Courtesy Mad Penguin Creative
I think of you. For now, I am still in the trenches with you. Some days the trench is deeper than others, but I see the end of the ditch up ahead. I see you wrestling with an unknown future like blindfolded fish swimming upstream. I hear the questions echoing in your soul.

Am I smart enough? What if we've made the wrong decision, and everyone else is right? Maybe we should just throw in the towel and swim with the rest of the fish who know where they are going. When the future gets here, will my children thank me? Will I take a deep sigh of relief as I watch them fly, or will I drown in despair if they flounder to find their footing in an ever more fraidy cat world? Oh, the questions that haunt us are many as the voice of doubt courts our souls.

Some of us will, for compelling and appropriate reasons, alter the course of our schooling choices. Homeschoolers will join the ranks of the traditional schoolers. The naysayers who gasped in horror at the very thought of schooling at home will realize the choice is not so foreign after all. As parents, we will do the best we can as seasons of life change from one to another.

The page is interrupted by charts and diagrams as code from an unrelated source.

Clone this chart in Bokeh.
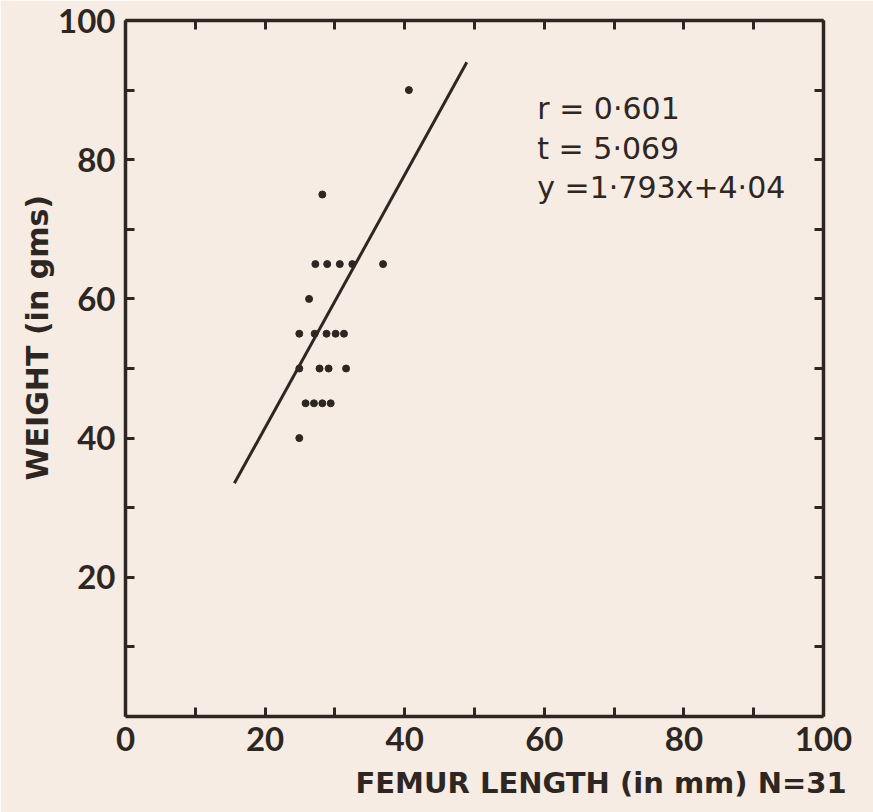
from bokeh.plotting import figure
from bokeh.models import Range1d, LinearAxis, FixedTicker, Label, Title
from bokeh.embed import file_html
from bokeh.resources import INLINE

# data
femur_length = [40.6, 28.2, 27.2, 28.9, 30.7, 32.5, 36.9, 26.3,
                24.9, 27.1, 28.8, 30.1, 31.3,
                24.9, 27.8, 29.1, 31.6,
                25.8, 27.0, 28.2, 29.4, 24.9]
weight = [90, 75, 65, 65, 65, 65, 65, 60,
          55, 55, 55, 55, 55,
          50, 50, 50, 50,
          45, 45, 45, 45, 40]
fit_x = [15.6, 48.9]
fit_y = [33.5, 94.0]
x_major_ticks = [0, 20, 40, 60, 80, 100]
y_major_ticks = [20, 40, 60, 80, 100]
minor_ticks = [10, 30, 50, 70, 90]
stats = ["r = 0·601", "t = 5·069", "y =1·793x+4·04"]
stats_y = [87.4, 81.6, 76.0]

INK = "#2e2622"
BG = "#f6ece3"
FONT = "Lato"
LABEL_FONT = "DejaVu Sans"

p = figure(width=873, height=812, output_backend="svg", toolbar_location=None,
           x_range=Range1d(0, 100), y_range=Range1d(0, 100),
           x_axis_type=None, y_axis_type=None,
           min_border_left=125, min_border_right=50,
           min_border_top=20, min_border_bottom=96)
p.background_fill_color = BG
p.border_fill_color = BG
p.outline_line_color = None
p.xgrid.visible = False
p.ygrid.visible = False

def make_axis(ticks, show_labels):
    ax = LinearAxis(ticker=FixedTicker(ticks=ticks, minor_ticks=minor_ticks))
    ax.axis_line_color = INK
    ax.axis_line_width = 3.5
    ax.major_tick_line_color = INK
    ax.major_tick_line_width = 3
    ax.minor_tick_line_color = INK
    ax.minor_tick_line_width = 3
    ax.major_tick_in = 9
    ax.major_tick_out = 0
    ax.minor_tick_in = 9
    ax.minor_tick_out = 0
    if show_labels:
        ax.major_label_text_font = FONT
        ax.major_label_text_font_style = "bold"
        ax.major_label_text_font_size = "33px"
        ax.major_label_text_color = INK
        ax.major_label_standoff = 10
    else:
        ax.major_label_text_font_size = "0px"
        ax.major_label_text_alpha = 0
    return ax

p.add_layout(make_axis(x_major_ticks, True), "below")
p.add_layout(make_axis(y_major_ticks, True), "left")
p.add_layout(make_axis(x_major_ticks, False), "above")
p.add_layout(make_axis(y_major_ticks, False), "right")

p.line(fit_x, fit_y, line_color=INK, line_width=3)
p.scatter(femur_length, weight, size=7, color=INK)

for txt, yy in zip(stats, stats_y):
    p.add_layout(Label(x=59, y=yy, text=txt, text_font=LABEL_FONT, text_font_size="30px",
                       text_color=INK, text_baseline="alphabetic"))

p.add_layout(Title(text="FEMUR LENGTH (in mm) N=31", align="left", offset=230,
                   text_font=LABEL_FONT, text_font_style="bold", text_font_size="29px",
                   text_color=INK, standoff=20), "below")
p.add_layout(Title(text="WEIGHT (in gms)", align="left", offset=236,
                   text_font=LABEL_FONT, text_font_style="bold", text_font_size="30px",
                   text_color=INK, standoff=2), "left")

open("out.html", "w").write(file_html(p, INLINE))
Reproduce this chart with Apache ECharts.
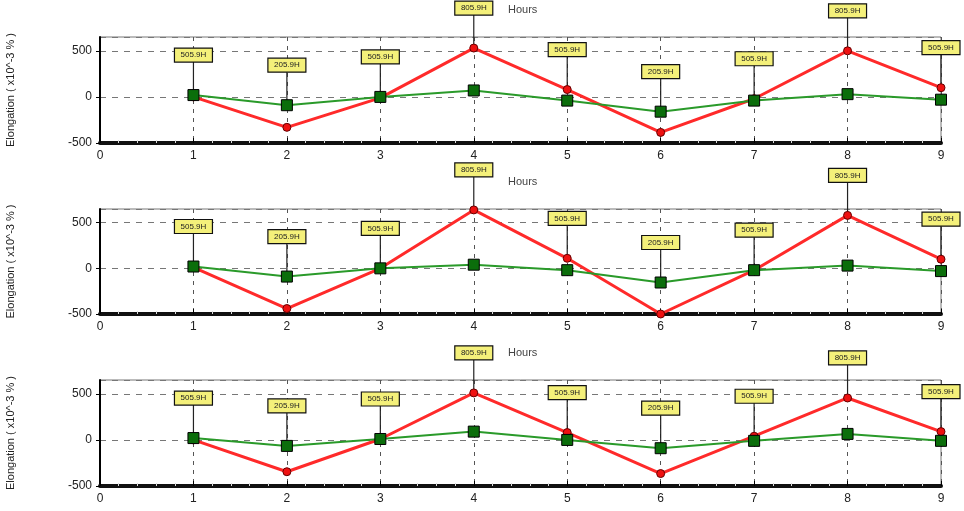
<!DOCTYPE html>
<html>
<head>
<meta charset="utf-8">
<script src="https://cdn.jsdelivr.net/npm/echarts@6/dist/echarts.min.js"></script>
<style>html,body{margin:0;padding:0;background:#fff}#c{width:964px;height:511px}</style>
</head>
<body>
<div id="c"></div>
<script>
const hours = [1, 2, 3, 4, 5, 6, 7, 8, 9];
const xTicks = [0, 1, 2, 3, 4, 5, 6, 7, 8, 9];
const yTicks = [-500, 0, 500];
const tagText = ['505.9H', '205.9H', '505.9H', '805.9H', '505.9H', '205.9H', '505.9H', '805.9H', '505.9H'];

const red1 = [0, -330, -10, 530, 80, -385, -20, 500, 100];
const green1 = [20, -90, 0, 70, -40, -160, -40, 30, -30];
const red2 = [10, -440, 0, 640, 110, -500, -20, 580, 100];
const green2 = [20, -90, 0, 40, -20, -155, -20, 30, -30];
const red3 = [0, -345, 10, 510, 80, -365, 40, 455, 90];
const green3 = [20, -65, 10, 90, 0, -90, -10, 65, -10];

const panels = [[red1, green1], [red2, green2], [red3, green3]];
const tops = [37, 209, 380];
const heights = [106, 105, 106];

const font = 'Liberation Sans, Arial, sans-serif';
const grids = [], xAxes = [], yAxes = [], series = [], titles = [];

panels.forEach(([red, green], i) => {
  grids.push({left: 100, right: 23, top: tops[i], height: heights[i], show: true,
    outerBoundsMode: 'none', containLabel: false,
    borderColor: '#777', borderWidth: 1, backgroundColor: '#fff'});
  xAxes.push({type: 'value', gridIndex: i, min: 0, max: 9, interval: 1,
    axisLine: {show: true, onZero: false, lineStyle: {color: '#111', width: 4}},
    axisTick: {show: true, length: 5, inside: true, lineStyle: {color: '#000'}},
    minorTick: {show: true, splitNumber: 5, length: 3, inside: true, lineStyle: {color: '#ddd', width: 1}},
    axisLabel: {color: '#222', fontSize: 12, fontFamily: font, margin: 7,
      formatter: v => xTicks.includes(v) ? String(v) : ''},
    splitLine: {show: true, lineStyle: {color: '#555', type: [4, 5], width: 1}}
  });
  yAxes.push({type: 'value', gridIndex: i, min: -500, max: 650, interval: 500,
    name: 'Elongation ( x10^-3 % )', nameLocation: 'middle', nameGap: 84,
    nameTextStyle: {color: '#222', fontSize: 11, fontFamily: font},
    axisLine: {show: true, onZero: false, lineStyle: {color: '#000', width: 2}},
    axisTick: {show: true, length: 4, lineStyle: {color: '#000'}},
    axisLabel: {color: '#222', fontSize: 12, fontFamily: font, margin: 8, showMaxLabel: false,
      formatter: v => yTicks.includes(v) ? String(v) : ''},
    splitLine: {show: true, lineStyle: {color: '#777', type: [6, 6], width: 1}}
  });
  titles.push({text: 'Hours', left: 503, top: tops[i] - 38,
    textStyle: {color: '#444', fontSize: 11, fontWeight: 'normal', fontFamily: font}});
  series.push({type: 'line', xAxisIndex: i, yAxisIndex: i, z: 3,
    data: hours.map((h, k) => [h, green[k]]),
    symbol: 'rect', symbolSize: 11, showAllSymbol: true,
    itemStyle: {color: '#0b6e0b', borderColor: '#000', borderWidth: 1},
    lineStyle: {color: '#2a9a2a', width: 2}});
  series.push({type: 'line', xAxisIndex: i, yAxisIndex: i, z: 2,
    data: hours.map((h, k) => [h, red[k]]),
    symbol: 'circle', symbolSize: 8,
    itemStyle: {color: '#ee1111', borderColor: '#600', borderWidth: 1},
    lineStyle: {color: '#ff2a2a', width: 3}});
  series.push({type: 'custom', xAxisIndex: i, yAxisIndex: i, z: 1, clip: false,
    data: hours.map((h, k) => [h, Math.max(red[k], green[k]), k]),
    renderItem: (params, api) => {
      const p = api.coord([api.value(0), api.value(1)]);
      const txt = tagText[api.value(2)];
      const by = p[1] - 40;
      return {type: 'group', children: [
        {type: 'line', shape: {x1: p[0], y1: p[1], x2: p[0], y2: by},
          style: {stroke: '#222', lineWidth: 1.2}},
        {type: 'rect', shape: {x: p[0] - 19, y: by - 7, width: 38, height: 14},
          style: {fill: '#f4f07a', stroke: '#111', lineWidth: 1.2}},
        {type: 'text', x: p[0], y: by,
          style: {text: txt, fill: '#222', fontSize: 8, fontFamily: font,
            align: 'center', verticalAlign: 'middle'}}
      ]};
    }
  });
});

const chart = echarts.init(document.getElementById('c'));
chart.setOption({
  animation: false,
  backgroundColor: '#fff',
  title: titles,
  grid: grids,
  xAxis: xAxes,
  yAxis: yAxes,
  series: series
});
</script>
</body>
</html>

Courtesy Mad Penguin Creative
I think of all the years I wondered what you are wondering now. I think of all the days I fretted and worried. In my blindfolded state while floundering through uncharted waters, I held the hand of the one who knew the future before I knew my children. I reminded him I was schooling the gift he had given me to steward for only a season and cried out for him to perfect my feeble efforts. And now, I have a glimpse of what I could not see in my seasons of doubt and fear. The journey was worth it.

He is there in the midst of your indecision and fear. As this new school year begins, no matter what your schooling choice, remember: he will hold your hand. All you have to do is ask.
Psalm 32:8 (NIV) I will instruct you and teach you in the way you should go; I will counsel you with my loving eye on you.
Courtesy B. Creasy 2010

Isaiah 30:21 (NIV) Whether you turn to the right or to the left, your ears will hear a voice behind you, saying, “This is the way; walk in it.”